Remembering Prof. Halstead
Charles R. Halstead, a veteran professor of history noted for his scholarship on Iberian international relations during World War II, died October 9, 2012, at his Chestertown home. He was 87.
Throughout his life, Dr. Halstead achieved expertise in several areas of history, including medieval history, Roman Britain and the Russo-German Theatre of World War II. His personal library, which included a very specialized collection on New England and Maritime Canadian whales and whaling dating back 300 years, was of world-class caliber and numbered several thousand volumes.
Dr. Halstead retired from Washington College in 1988 after 25 years of teaching undergraduates about ancient and medieval history, the Renaissance and Reformation, modern Europe, and the history of the British Isles. After retirement, Dr. Halstead taught continuing education classes in the WC-ALL program and at Chesapeake College.
He was, first and foremost, a teacher. A colleague recounted an instance of seeing Dr. Halstead in the faculty lounge frantically preparing for an upcoming lecture. When questioned about why he was putting such effort into a lecture he had given dozens of times, Dr. Halstead told the new professor that each year he updated his lectures with recent innovative views, reexamination of original sources, and new research. He maintained notes from year to year of student responses to the class material in an effort to teach more effectively.
“While always the consummate gentleman in the classroom, Charlie did have an office-hours bawdy side that harkened to his years as a wartime sailor,” recalls Bill Jones ’88. “Those of us privileged to have Charlie as an adviser often saw an entirely different side of his three-piece-suit demeanor.”
Dr. Halstead traveled extensively throughout Europe. His articles about Spanish and Portuguese diplomacy during World War II focused on the diplomatic personnel serving in Madrid. Dr. Halstead was especially proud of his corpus of academic publications produced by original and innovative research of the diplomatic relations between Spain and Portugal during Spanish Civil War and World War II. That work was internationally regarded as groundbreaking.

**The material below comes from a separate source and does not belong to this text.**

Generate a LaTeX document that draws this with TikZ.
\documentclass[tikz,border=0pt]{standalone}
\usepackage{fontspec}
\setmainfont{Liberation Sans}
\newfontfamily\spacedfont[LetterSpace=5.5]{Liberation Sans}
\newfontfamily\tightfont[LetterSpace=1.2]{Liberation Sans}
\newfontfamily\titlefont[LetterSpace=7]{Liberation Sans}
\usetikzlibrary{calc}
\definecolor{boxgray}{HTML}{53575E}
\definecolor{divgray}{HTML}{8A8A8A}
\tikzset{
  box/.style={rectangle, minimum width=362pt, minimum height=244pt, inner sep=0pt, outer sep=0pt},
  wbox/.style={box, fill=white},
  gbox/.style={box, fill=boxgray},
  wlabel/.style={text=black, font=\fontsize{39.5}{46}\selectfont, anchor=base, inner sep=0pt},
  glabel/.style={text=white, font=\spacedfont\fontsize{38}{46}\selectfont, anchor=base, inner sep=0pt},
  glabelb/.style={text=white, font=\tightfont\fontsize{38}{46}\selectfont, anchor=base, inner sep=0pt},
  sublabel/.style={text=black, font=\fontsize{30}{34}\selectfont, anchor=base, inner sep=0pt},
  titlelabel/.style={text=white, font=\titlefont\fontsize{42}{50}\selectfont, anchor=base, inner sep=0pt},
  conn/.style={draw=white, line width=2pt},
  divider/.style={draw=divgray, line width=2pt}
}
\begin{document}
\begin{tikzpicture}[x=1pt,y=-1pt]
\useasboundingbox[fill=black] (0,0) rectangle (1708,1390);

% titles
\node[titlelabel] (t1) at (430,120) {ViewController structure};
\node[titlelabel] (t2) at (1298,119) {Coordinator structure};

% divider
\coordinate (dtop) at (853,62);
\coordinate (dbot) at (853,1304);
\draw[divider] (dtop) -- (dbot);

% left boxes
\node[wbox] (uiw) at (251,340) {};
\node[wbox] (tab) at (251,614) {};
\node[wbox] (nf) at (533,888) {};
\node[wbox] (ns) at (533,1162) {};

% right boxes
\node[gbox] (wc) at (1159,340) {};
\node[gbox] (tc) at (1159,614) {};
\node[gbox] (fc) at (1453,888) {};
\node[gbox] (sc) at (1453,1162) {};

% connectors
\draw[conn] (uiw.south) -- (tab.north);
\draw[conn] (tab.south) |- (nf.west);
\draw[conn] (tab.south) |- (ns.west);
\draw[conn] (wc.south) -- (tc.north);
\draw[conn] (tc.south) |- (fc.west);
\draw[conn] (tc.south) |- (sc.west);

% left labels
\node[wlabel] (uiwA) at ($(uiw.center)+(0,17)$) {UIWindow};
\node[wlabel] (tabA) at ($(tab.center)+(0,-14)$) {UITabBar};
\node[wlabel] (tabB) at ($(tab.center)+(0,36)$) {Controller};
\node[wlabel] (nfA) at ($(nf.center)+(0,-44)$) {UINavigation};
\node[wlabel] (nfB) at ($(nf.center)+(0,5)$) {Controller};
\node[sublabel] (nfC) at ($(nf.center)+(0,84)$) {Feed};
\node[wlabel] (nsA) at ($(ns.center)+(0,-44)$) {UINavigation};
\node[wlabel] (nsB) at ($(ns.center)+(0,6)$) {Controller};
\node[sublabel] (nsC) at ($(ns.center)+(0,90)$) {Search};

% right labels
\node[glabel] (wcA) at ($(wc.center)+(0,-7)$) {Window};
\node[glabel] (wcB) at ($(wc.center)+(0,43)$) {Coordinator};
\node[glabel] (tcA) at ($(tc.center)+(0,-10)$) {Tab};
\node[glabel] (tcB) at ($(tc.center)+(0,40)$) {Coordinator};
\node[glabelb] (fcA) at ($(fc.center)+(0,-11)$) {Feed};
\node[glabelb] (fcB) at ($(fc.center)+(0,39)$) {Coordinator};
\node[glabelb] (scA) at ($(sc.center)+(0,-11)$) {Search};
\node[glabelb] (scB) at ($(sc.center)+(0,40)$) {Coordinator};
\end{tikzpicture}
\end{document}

In retirement, Dr. Halstead remained active in the community: judging oratorical and essay contests, addressing community groups on historical and international topics, and serving the boards of several civic organizations, including the Kent County Historical Society and the Kent Association of Riding Therapy (KART). He was a founding member of the Friends of the Miller Library at Washington College. He was also an enthusiastic fisherman and sailor, and the tallest member of the Hartly, Dem Ballroom Dancing Club.
Dr. Halstead earned his undergraduate degree from Siena College in New York and pursued graduate studies at the University of Virginia, receiving a master’s degree in international relations from the Woodrow Wilson School of Foreign Affairs, and a doctor of philosophy degree in European History from the Corcoran School of History.